Brief -> Leave out the pictures, then reproduce the rest of the material exactly.

Material ->
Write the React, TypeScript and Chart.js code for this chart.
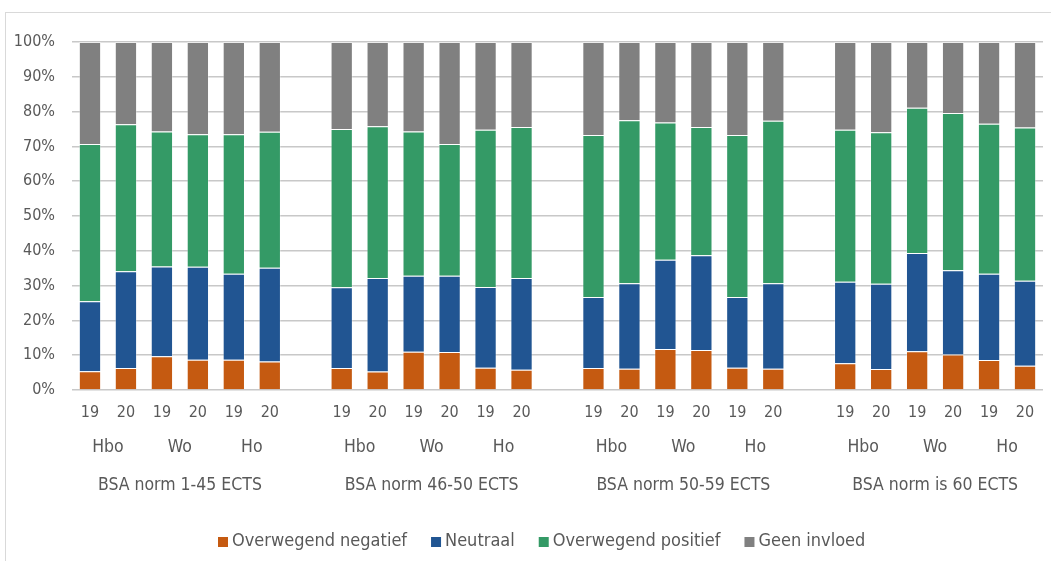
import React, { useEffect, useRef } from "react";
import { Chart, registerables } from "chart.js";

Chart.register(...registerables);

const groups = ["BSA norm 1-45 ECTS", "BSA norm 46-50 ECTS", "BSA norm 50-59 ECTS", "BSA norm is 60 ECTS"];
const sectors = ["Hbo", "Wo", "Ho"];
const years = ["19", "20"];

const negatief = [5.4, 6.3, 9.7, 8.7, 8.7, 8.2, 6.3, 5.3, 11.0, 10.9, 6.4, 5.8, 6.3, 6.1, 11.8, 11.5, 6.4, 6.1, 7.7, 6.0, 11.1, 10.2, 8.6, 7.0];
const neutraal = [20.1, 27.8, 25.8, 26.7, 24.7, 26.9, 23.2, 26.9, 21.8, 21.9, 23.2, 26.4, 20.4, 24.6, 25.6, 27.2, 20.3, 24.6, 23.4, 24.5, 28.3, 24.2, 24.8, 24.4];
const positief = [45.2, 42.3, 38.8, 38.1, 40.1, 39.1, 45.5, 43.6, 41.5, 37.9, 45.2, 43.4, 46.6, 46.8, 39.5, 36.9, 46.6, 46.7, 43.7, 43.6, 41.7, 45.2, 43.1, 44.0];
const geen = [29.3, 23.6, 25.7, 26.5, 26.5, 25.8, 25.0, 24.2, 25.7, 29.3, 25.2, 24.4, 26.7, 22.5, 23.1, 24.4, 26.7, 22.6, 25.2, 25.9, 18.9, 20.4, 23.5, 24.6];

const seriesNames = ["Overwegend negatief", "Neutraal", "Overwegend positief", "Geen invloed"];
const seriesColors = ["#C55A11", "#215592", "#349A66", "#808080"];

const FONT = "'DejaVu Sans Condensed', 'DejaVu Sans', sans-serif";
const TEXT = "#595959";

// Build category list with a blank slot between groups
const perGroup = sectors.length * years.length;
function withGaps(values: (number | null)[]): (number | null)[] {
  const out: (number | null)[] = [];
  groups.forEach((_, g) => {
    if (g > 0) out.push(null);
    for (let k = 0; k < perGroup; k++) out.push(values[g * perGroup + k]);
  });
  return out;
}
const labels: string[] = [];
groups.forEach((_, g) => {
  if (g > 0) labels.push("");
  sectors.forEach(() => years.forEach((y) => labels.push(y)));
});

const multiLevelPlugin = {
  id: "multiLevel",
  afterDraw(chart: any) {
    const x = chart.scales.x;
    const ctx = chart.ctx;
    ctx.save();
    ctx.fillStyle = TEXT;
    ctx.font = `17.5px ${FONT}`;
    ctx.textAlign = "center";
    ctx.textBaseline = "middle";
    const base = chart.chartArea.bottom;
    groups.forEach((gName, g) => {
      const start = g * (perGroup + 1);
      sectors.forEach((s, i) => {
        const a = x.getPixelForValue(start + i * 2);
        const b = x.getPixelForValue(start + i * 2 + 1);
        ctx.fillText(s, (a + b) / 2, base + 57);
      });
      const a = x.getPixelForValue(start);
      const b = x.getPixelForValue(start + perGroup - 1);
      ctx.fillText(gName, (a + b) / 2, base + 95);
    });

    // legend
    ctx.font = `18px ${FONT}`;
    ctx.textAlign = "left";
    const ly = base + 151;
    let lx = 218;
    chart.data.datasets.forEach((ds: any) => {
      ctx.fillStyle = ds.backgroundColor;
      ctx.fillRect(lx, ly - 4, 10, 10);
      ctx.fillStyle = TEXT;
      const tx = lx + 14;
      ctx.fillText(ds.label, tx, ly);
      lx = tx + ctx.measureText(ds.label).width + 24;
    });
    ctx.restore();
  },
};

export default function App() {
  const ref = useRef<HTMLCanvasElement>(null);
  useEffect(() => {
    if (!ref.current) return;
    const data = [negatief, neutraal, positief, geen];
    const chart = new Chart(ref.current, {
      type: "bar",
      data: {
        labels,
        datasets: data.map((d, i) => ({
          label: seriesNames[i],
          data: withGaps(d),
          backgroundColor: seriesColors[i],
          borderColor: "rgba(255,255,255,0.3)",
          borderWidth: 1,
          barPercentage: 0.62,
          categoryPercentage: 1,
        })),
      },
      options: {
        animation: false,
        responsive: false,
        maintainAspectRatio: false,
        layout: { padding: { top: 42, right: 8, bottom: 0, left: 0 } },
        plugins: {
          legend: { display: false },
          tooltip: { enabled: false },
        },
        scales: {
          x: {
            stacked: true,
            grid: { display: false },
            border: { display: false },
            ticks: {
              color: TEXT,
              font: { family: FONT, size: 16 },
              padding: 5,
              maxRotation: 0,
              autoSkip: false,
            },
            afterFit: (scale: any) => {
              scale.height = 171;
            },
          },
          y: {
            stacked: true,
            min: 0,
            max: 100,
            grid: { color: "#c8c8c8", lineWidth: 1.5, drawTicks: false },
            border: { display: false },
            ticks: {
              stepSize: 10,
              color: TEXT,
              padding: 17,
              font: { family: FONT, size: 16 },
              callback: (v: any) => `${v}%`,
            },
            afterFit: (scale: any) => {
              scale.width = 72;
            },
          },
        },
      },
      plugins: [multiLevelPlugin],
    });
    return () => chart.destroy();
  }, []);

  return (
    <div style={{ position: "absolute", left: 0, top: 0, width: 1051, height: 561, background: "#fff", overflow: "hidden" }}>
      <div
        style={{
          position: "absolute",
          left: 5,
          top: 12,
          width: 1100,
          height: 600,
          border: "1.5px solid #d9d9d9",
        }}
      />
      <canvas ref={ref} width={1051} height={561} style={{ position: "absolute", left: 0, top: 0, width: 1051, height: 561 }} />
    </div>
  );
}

Output for this exercise ->
Write the React, TypeScript and Chart.js code for this chart.
import React, { useEffect, useRef } from "react";
import { Chart, registerables } from "chart.js";

Chart.register(...registerables);

const groups = ["BSA norm 1-45 ECTS", "BSA norm 46-50 ECTS", "BSA norm 50-59 ECTS", "BSA norm is 60 ECTS"];
const sectors = ["Hbo", "Wo", "Ho"];
const years = ["19", "20"];

const negatief = [5.4, 6.3, 9.7, 8.7, 8.7, 8.2, 6.3, 5.3, 11.0, 10.9, 6.4, 5.8, 6.3, 6.1, 11.8, 11.5, 6.4, 6.1, 7.7, 6.0, 11.1, 10.2, 8.6, 7.0];
const neutraal = [20.1, 27.8, 25.8, 26.7, 24.7, 26.9, 23.2, 26.9, 21.8, 21.9, 23.2, 26.4, 20.4, 24.6, 25.6, 27.2, 20.3, 24.6, 23.4, 24.5, 28.3, 24.2, 24.8, 24.4];
const positief = [45.2, 42.3, 38.8, 38.1, 40.1, 39.1, 45.5, 43.6, 41.5, 37.9, 45.2, 43.4, 46.6, 46.8, 39.5, 36.9, 46.6, 46.7, 43.7, 43.6, 41.7, 45.2, 43.1, 44.0];
const geen = [29.3, 23.6, 25.7, 26.5, 26.5, 25.8, 25.0, 24.2, 25.7, 29.3, 25.2, 24.4, 26.7, 22.5, 23.1, 24.4, 26.7, 22.6, 25.2, 25.9, 18.9, 20.4, 23.5, 24.6];

const seriesNames = ["Overwegend negatief", "Neutraal", "Overwegend positief", "Geen invloed"];
const seriesColors = ["#C55A11", "#215592", "#349A66", "#808080"];

const FONT = "'DejaVu Sans Condensed', 'DejaVu Sans', sans-serif";
const TEXT = "#595959";

// Build category list with a blank slot between groups
const perGroup = sectors.length * years.length;
function withGaps(values: (number | null)[]): (number | null)[] {
  const out: (number | null)[] = [];
  groups.forEach((_, g) => {
    if (g > 0) out.push(null);
    for (let k = 0; k < perGroup; k++) out.push(values[g * perGroup + k]);
  });
  return out;
}
const labels: string[] = [];
groups.forEach((_, g) => {
  if (g > 0) labels.push("");
  sectors.forEach(() => years.forEach((y) => labels.push(y)));
});

const multiLevelPlugin = {
  id: "multiLevel",
  afterDraw(chart: any) {
    const x = chart.scales.x;
    const ctx = chart.ctx;
    ctx.save();
    ctx.fillStyle = TEXT;
    ctx.font = `17.5px ${FONT}`;
    ctx.textAlign = "center";
    ctx.textBaseline = "middle";
    const base = chart.chartArea.bottom;
    groups.forEach((gName, g) => {
      const start = g * (perGroup + 1);
      sectors.forEach((s, i) => {
        const a = x.getPixelForValue(start + i * 2);
        const b = x.getPixelForValue(start + i * 2 + 1);
        ctx.fillText(s, (a + b) / 2, base + 57);
      });
      const a = x.getPixelForValue(start);
      const b = x.getPixelForValue(start + perGroup - 1);
      ctx.fillText(gName, (a + b) / 2, base + 95);
    });

    // legend
    ctx.font = `18px ${FONT}`;
    ctx.textAlign = "left";
    const ly = base + 151;
    let lx = 218;
    chart.data.datasets.forEach((ds: any) => {
      ctx.fillStyle = ds.backgroundColor;
      ctx.fillRect(lx, ly - 4, 10, 10);
      ctx.fillStyle = TEXT;
      const tx = lx + 14;
      ctx.fillText(ds.label, tx, ly);
      lx = tx + ctx.measureText(ds.label).width + 24;
    });
    ctx.restore();
  },
};

export default function App() {
  const ref = useRef<HTMLCanvasElement>(null);
  useEffect(() => {
    if (!ref.current) return;
    const data = [negatief, neutraal, positief, geen];
    const chart = new Chart(ref.current, {
      type: "bar",
      data: {
        labels,
        datasets: data.map((d, i) => ({
          label: seriesNames[i],
          data: withGaps(d),
          backgroundColor: seriesColors[i],
          borderColor: "rgba(255,255,255,0.3)",
          borderWidth: 1,
          barPercentage: 0.62,
          categoryPercentage: 1,
        })),
      },
      options: {
        animation: false,
        responsive: false,
        maintainAspectRatio: false,
        layout: { padding: { top: 42, right: 8, bottom: 0, left: 0 } },
        plugins: {
          legend: { display: false },
          tooltip: { enabled: false },
        },
        scales: {
          x: {
            stacked: true,
            grid: { display: false },
            border: { display: false },
            ticks: {
              color: TEXT,
              font: { family: FONT, size: 16 },
              padding: 5,
              maxRotation: 0,
              autoSkip: false,
            },
            afterFit: (scale: any) => {
              scale.height = 171;
            },
          },
          y: {
            stacked: true,
            min: 0,
            max: 100,
            grid: { color: "#c8c8c8", lineWidth: 1.5, drawTicks: false },
            border: { display: false },
            ticks: {
              stepSize: 10,
              color: TEXT,
              padding: 17,
              font: { family: FONT, size: 16 },
              callback: (v: any) => `${v}%`,
            },
            afterFit: (scale: any) => {
              scale.width = 72;
            },
          },
        },
      },
      plugins: [multiLevelPlugin],
    });
    return () => chart.destroy();
  }, []);

  return (
    <div style={{ position: "absolute", left: 0, top: 0, width: 1051, height: 561, background: "#fff", overflow: "hidden" }}>
      <div
        style={{
          position: "absolute",
          left: 5,
          top: 12,
          width: 1100,
          height: 600,
          border: "1.5px solid #d9d9d9",
        }}
      />
      <canvas ref={ref} width={1051} height={561} style={{ position: "absolute", left: 0, top: 0, width: 1051, height: 561 }} />
    </div>
  );
}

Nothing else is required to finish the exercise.